Vehicle deliveries climbed to 13,201 units, up 32% year‑over‑year, driven by strong demand for the R1 and R1S models and a consumer rush to secure the federal EV tax credit before its November 30 expiration. The delivery growth helped lift revenue and contributed to the company’s first positive consolidated gross profit of $24 million, even as the automotive segment still posted a $130 million loss—an improvement from the $392 million loss in Q3 2024.
Software and services revenue surged 324% YoY to $1.1 billion, generating $154 million in gross profit.

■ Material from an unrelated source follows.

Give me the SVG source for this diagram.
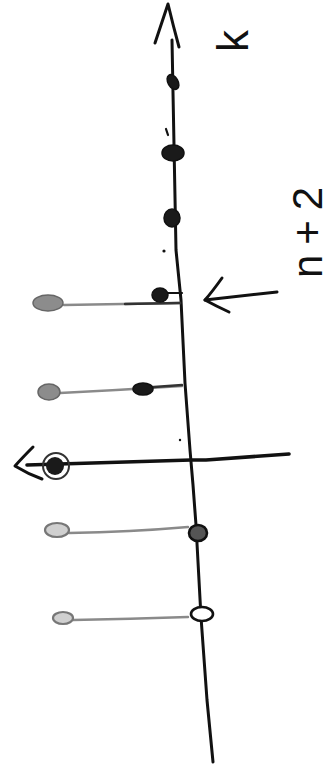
<svg xmlns="http://www.w3.org/2000/svg" width="334" height="771" viewBox="0 0 334 771">
<style>
.ink{fill:none;stroke:#111;stroke-width:3;stroke-linecap:round;stroke-linejoin:round}
.thin{fill:none;stroke:#111;stroke-width:2.2;stroke-linecap:round;stroke-linejoin:round}
.stem{fill:none;stroke:#8a8a8a;stroke-width:2.4;stroke-linecap:round}
.dstem{fill:none;stroke:#333;stroke-width:2.4;stroke-linecap:round}
.blob{fill:#1a1a1a;stroke:#111;stroke-width:1.5}
.oblob{fill:#bbb;stroke:#111;stroke-width:2.6}
.goval{fill:#8c8c8c;stroke:#666;stroke-width:1.5}
.goval2{fill:#d0d0d0;stroke:#777;stroke-width:2.2}
.lbl{font-family:"Liberation Sans",Arial,sans-serif;fill:#111}
</style>
<rect width="334" height="771" fill="#fff"/>
<g id="connectors">
  <path class="ink" d="M172,40 L176,250 L181,300 L185,383 L190,450 L193,485 L196,525 L201,617 L207,700 L213,762"/>
  <path class="ink" d="M155,43 Q162,22 168,4 Q173,25 179,47"/>
  <path class="ink" d="M277,292 L205,300"/>
  <path class="ink" d="M222,278 Q212,292 205,300 Q216,306 229,312"/>
  <path class="stem" d="M64,305 Q120,304 180,303"/>
  <path class="dstem" d="M125,304 L180,303"/>
  <path class="thin" d="M166,293 L182,293"/>
  <path class="stem" d="M60,393 Q120,390 182,386"/>
  <path class="dstem" d="M140,388 L182,385"/>
  <path class="ink" style="stroke-width:3.6" d="M27,465 L191,460 L206,460 L289,454"/>
  <path class="ink" d="M33,447 Q22,458 15,466 Q28,474 42,479"/>
  <path class="stem" d="M69,533 Q130,532 188,527"/>
  <path class="stem" d="M73,620 Q130,619 188,617"/>
</g>
<g id="dot-top1"><ellipse class="blob" cx="173" cy="82" rx="5" ry="8" transform="rotate(-30 173 82)"/></g>
<g id="dot-top2"><ellipse class="blob" cx="173" cy="153" rx="11" ry="8"/><path class="thin" d="M166,129 L168,135"/></g>
<g id="dot-top3"><ellipse class="blob" cx="172" cy="218" rx="8" ry="9"/><circle cx="164" cy="251" r="1.6" fill="#111"/></g>
<g id="row1">
  <ellipse class="goval" cx="48" cy="303" rx="15" ry="8"/>
  <ellipse class="blob" cx="160" cy="295" rx="8" ry="7"/>
</g>
<g id="row2">
  <ellipse class="goval" cx="49" cy="392" rx="11" ry="8"/>
  <ellipse class="blob" cx="143" cy="389" rx="10" ry="6"/>
</g>
<g id="row3">
  <circle cx="56" cy="466" r="13" fill="none" stroke="#333" stroke-width="2"/>
  <circle cx="55" cy="466" r="9" fill="#1a1a1a"/>
  <circle cx="180" cy="440" r="1.2" fill="#111"/>
</g>
<g id="row4">
  <ellipse class="goval2" cx="57" cy="530" rx="12" ry="7"/>
  <ellipse class="oblob" cx="198" cy="533" rx="9" ry="8" style="fill:#555"/>
</g>
<g id="row5">
  <ellipse class="goval2" cx="63" cy="618" rx="10" ry="6"/>
  <ellipse class="oblob" cx="202" cy="614" rx="11" ry="7" style="fill:#fff"/>
</g>
<g id="labels">
  <text class="lbl" font-size="44" transform="translate(248,52) rotate(-90)">k</text>
  <text class="lbl" font-size="42" textLength="91" lengthAdjust="spacing" transform="translate(322,278) rotate(-90)">n+2</text>
</g>
</svg>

This segment’s performance offset the automotive loss and underscored the company’s growing profitability in high‑margin services, while the automotive gross loss narrowed thanks to lower cost of goods sold per unit and better pricing power.
Management reaffirmed its 2025 outlook: 41,500‑43,500 vehicle deliveries, an adjusted EBITDA loss of $2.0‑$2.25 billion, and capital expenditures of $1.8‑$1.9 billion. The unchanged guidance signals confidence in sustained demand and disciplined cost management amid macro headwinds.
Production of the new R2 mid‑size SUV will begin in the first half of 2026. The Normal, Illinois plant’s new body shop and supplier park are fully installed and ready for validation builds by year‑end, positioning Rivian to scale production and capture a broader market segment.
Cash and short‑term investments totaled $7.1 billion at quarter end, providing a strong liquidity cushion to support the R2 ramp and ongoing software and services investments.
CEO RJ Scaringe emphasized confidence in Rivian’s technology and direct‑to‑consumer model, noting that the R2 launch will broaden the product portfolio. He acknowledged trade, tariff, and regulatory uncertainties but remained focused on long‑term growth.
Investors responded positively to the earnings beat, citing the first quarterly gross profit, revenue and EPS beats, and reaffirmed guidance as evidence of improving profitability and execution.